Tuesday, April 16, AD 2024 5:38pm

Death of a Nation: A Review

 

 

I saw Death of a Nation, the latest film of Dinesh  D’Souza, on Saturday with my bride and son.  Overall I was disappointed by it.  The review is below the fold and the caveat as to spoilers is strictly in force.

I have liked the previous movies by D’Souza but this one left me cold.  The major thesis of the film is that the Democrat party under FDR had much in common with the fascist states of Italy under Mussolini and Nazi Germany, and, to be blunt, this is laughable.  D’Souza is on firmer ground when he contends that fascism is a variant of socialism and that fascism is a leftist phenomenon at its roots.

I did also enjoy his evisceration of the truly pathetic alt right movement:

 

 

Likewise when he attacks the contemporary Antifa movement as being a fascist movement he is on target.  However, this attempt to prove that contemporary Democrats are far closer to fascism than Trump and his supporters detracts from what could have been an interesting comparison between Lincoln and Trump.  D’Souza in the film compares the Secession Movement with the over the top resistance movement against Trump.  However, D’Souza completely missed the main element in common between Trump and Lincoln.  Their elections signaled the death knell of old political orders and the start of new political alignments.

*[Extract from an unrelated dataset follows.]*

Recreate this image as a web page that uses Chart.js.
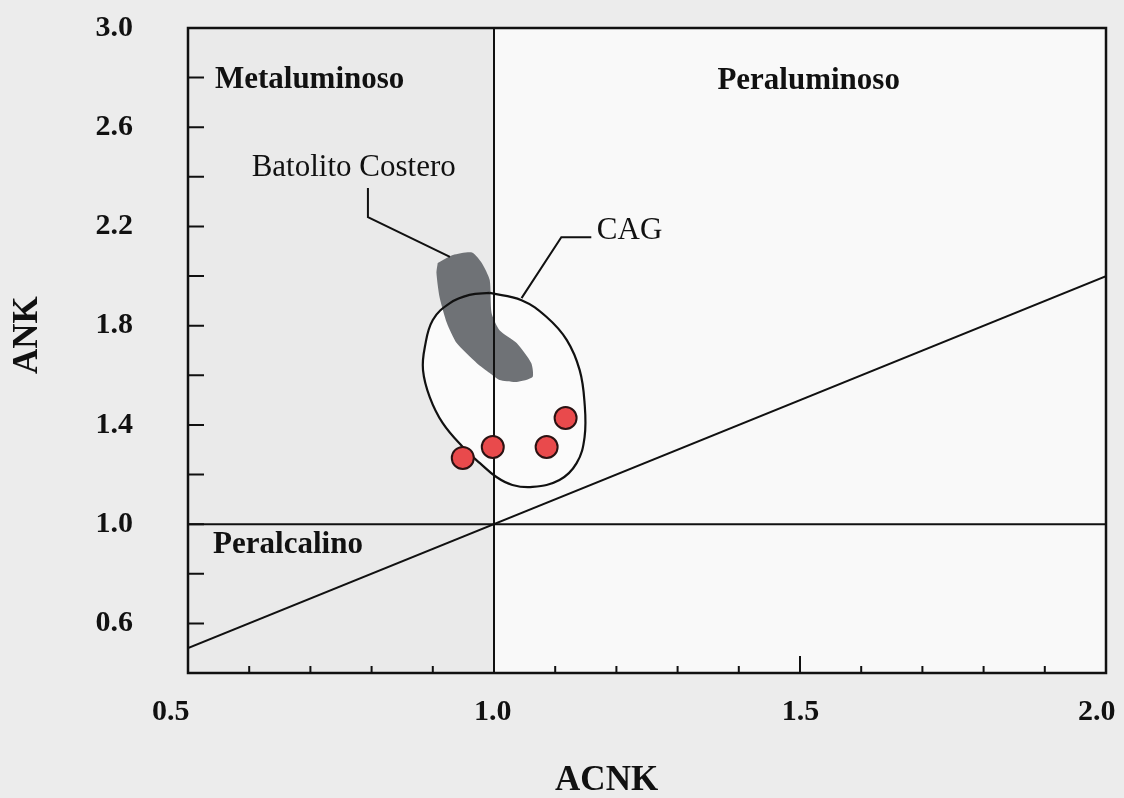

Trump grasped this instinctively with his slogan Make America Great Again.  He capitalized on the fact that most Americans believe the country is badly off course and the failure of the two major parties to carry through policies to correct this.  Likewise the old Whig and the Democrat parties failed to deal with slavery, and a fusion party, the Republican party, arose to solve a problem that had vexed the country for four decades.  I was hoping that D’Souza would explore this in his film, but he did not.

Previous films by D’Souza had a fair amount of humor, and this important element was missing, except at the beginning where Democrat commentators are shown melting down as Trump won on election night in 2016.

There are parts of the film that are well done.  I found the sequence on the White Rose, the doomed young college kids who were executed in 1943 by the Nazis for their non-violent resistance activities, and Sophie Scholl to be very moving.  In the best scene of the movie a smirking SS officer who has just told Scholl that she will be executed asks her whether it was worth it.  She responds,

“An end in terror is preferable to a terror with no end.”

The movie ultimately is a mish mash of disparate elements that fails to jell.  It has the feel of a rushed thank you note by D’Souza to President Trump for his pardon.  The film obviously is filled with good intentions, but good intentions are never an excuse for poor execution.